I have noticed lately that there are two types of writers, genre writers and obsurdly eclectic screenwriters. For every Farrelly brothers there is a Roman Polanski.

I myself am all over the place. The desire to write a bad assed crime thriller ala The Usual Suspects/Pulp Fiction was the catalyst for me choosing this career path in the first place. Ironically I haven't even attempted it out of fear of grotesque failure of achieving the high bar I set for myself.

Curiosity has led me to this question. Are you specific to one genre, perfecting what can be perfected with in the singularity of genre? Or, are you all over the board perfecting the craft as a whole, a storyteller extraordinaire?
 
I have to be an eclectic writer. I can't be anything else for I would get bored and constrained within one genre for too long. It all depends on what I'm feeling and how I want to convey that feeling as a writer.

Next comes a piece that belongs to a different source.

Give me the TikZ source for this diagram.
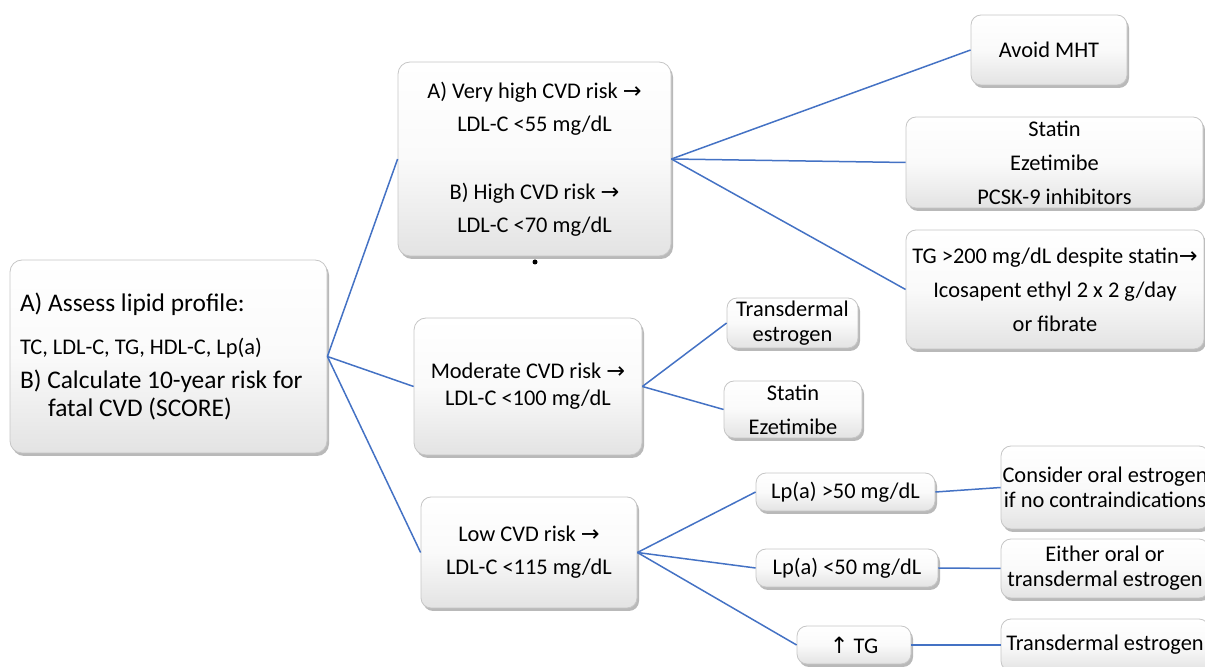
\documentclass[tikz,border=0pt]{standalone}
\usepackage{fontspec}
\setmainfont{Carlito}
\newfontfamily\arrowfont{DejaVu Sans}
\usepackage{tikz}
\usetikzlibrary{shadows}

\definecolor{linkblue}{HTML}{4472C4}
\newcommand{\toarr}{{\arrowfont\char"2192}}
\newcommand{\uparr}{{\arrowfont\char"2191}}
\newcommand{\lsp}[1]{\fontsize{11.2}{#1}\selectfont}

\begin{document}
\begin{tikzpicture}[x=0.5pt, y=-0.5pt,
		box/.style={draw=gray!45, rounded corners=5pt, top color=white, bottom color=gray!22, middle color=gray!4,
			drop shadow={shadow xshift=1pt, shadow yshift=-1.5pt, fill=black!50, opacity=0.55},
			align=center, inner sep=0pt, font=\lsp{16.5}},
		link/.style={draw=linkblue, line width=0.75pt}]
			\useasboundingbox (0,0) rectangle (1205,667);
			\clip (0,0) rectangle (1205,667);
			% first column
			\node[box, rounded corners=6pt, minimum width=158.5pt, minimum height=96.5pt, align=flush left, text width=148.5pt, font=\fontsize{12.7}{14}\selectfont] (assess) at (168.5,356.5)
				{A) Assess lipid profile:\\[7.4pt]{\lsp{14}TC, LDL-C, TG, HDL-C, Lp(a)}\\[3.1pt]B) Calculate 10-year risk for\\\hspace*{14pt}fatal CVD (SCORE)};
			% risk levels
			\node[box, rounded corners=6pt, minimum width=136.5pt, minimum height=97pt] (vhigh) at (534.5,159)
				{A) Very high CVD risk \toarr\\LDL-C <55 mg/dL\\[17.5pt]B) High CVD risk \toarr\\LDL-C <70 mg/dL};
			\node[box, rounded corners=6pt, minimum width=114pt, minimum height=68.5pt, font=\lsp{13.5}] (mod) at (528,386.5)
				{Moderate CVD risk \toarr\\LDL-C <100 mg/dL};
			\node[box, minimum width=108pt, minimum height=55.5pt] (low) at (529,552.5)
				{Low CVD risk \toarr\\LDL-C <115 mg/dL};
			\node[circle, fill=black, inner sep=0pt, minimum size=2.5pt] (dot) at (535,262) {};
			% treatments
			\node[box, minimum width=78pt, minimum height=35pt] (mht) at (1049,50) {Avoid MHT};
			\node[box, minimum width=148.5pt, minimum height=45.5pt, font=\lsp{17}] (statA) at (1054.5,162.5)
				{Statin\\Ezetimibe\\PCSK-9 inhibitors};
			\node[box, minimum width=149pt, minimum height=59.5pt, font=\lsp{17}] (tgA) at (1055,289.5)
				{TG >200 mg/dL despite statin\toarr\\Icosapent ethyl 2 x 2 g/day\\or fibrate};
			\node[box, minimum width=65.5pt, minimum height=25pt, font=\lsp{12.5}] (trA) at (792.5,323)
				{Transdermal\\estrogen};
			\node[box, minimum width=69pt, minimum height=28.5pt, font=\lsp{17}] (statB) at (793,409.5)
				{Statin\\Ezetimibe};
			\node[box, minimum width=89.5pt, minimum height=19pt] (lpaH) at (845.5,492) {Lp(a) >50 mg/dL};
			\node[box, minimum width=91pt, minimum height=19pt] (lpaL) at (847,568) {Lp(a) <50 mg/dL};
			\node[box, minimum width=57pt, minimum height=19pt] (tgup) at (854,645) {\uparr{} TG};
			\node[box, minimum width=104pt, minimum height=41.5pt, font=\lsp{12.5}] (oral) at (1105,487.5)
				{Consider oral estrogen\\if no contraindications};
			\node[box, minimum width=104pt, minimum height=29.5pt, font=\lsp{12.5}] (either) at (1105,568.5)
				{Either oral or\\transdermal estrogen};
			\node[box, minimum width=104pt, minimum height=26pt] (trB) at (1105,645) {Transdermal estrogen};
			\path[link]
			(assess.east) edge (vhigh.west) edge (mod.west) edge (low.west)
			(vhigh.east) edge (mht.west) edge (statA.west) edge (tgA.west)
			(mod.east) edge (trA.west) edge (statB.west)
			(low.east) edge (lpaH.west) edge (lpaL.west) edge (tgup.west)
			(lpaH.east) edge (oral.west)
			(lpaL.east) edge (either.west)
			(tgup.east) edge (trB.west);
		\end{tikzpicture}
\end{document}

One minute I can be writing a psychological thriller along the lines of Memento, the next I want to write a comedy along the lines of American Graffiti, and then maybe an action/sci-fi story like Escape from NY. It just depends on what I want to write about. I don't write for genres, I write stories. I'm not going to place any one script into any one genre because I throw so many elements into each script that sometimes I don't even know what it is anymore. I like to experiment.

Think of it like this. Your favorite band just releases it's defining album, which you happen to agree with everyone else that that's the best thing you've ever heard. Then as time goes by the band keeps releasing the same album (with the same kind of music) with each new one. Eventually you'll grow bored and start to not like that band because it's all the same stuff as before. The band didn't grow and evolve.

I feel the need to grow and evolve with each script I write so each one is radically different in terms of tone, story, and theme. But it's still by me, just a different side.

Make sense? If not, don't worry I'm confusing myself.
 
Are you specific to one genre, perfecting what can be perfected with in the singularity of genre? Or, are you all over the board perfecting the craft as a whole, a storyteller extraordinaire?

I would consider myself an eclectic writer. I guess I let the story tell me what the best interpretive technique would be (for it).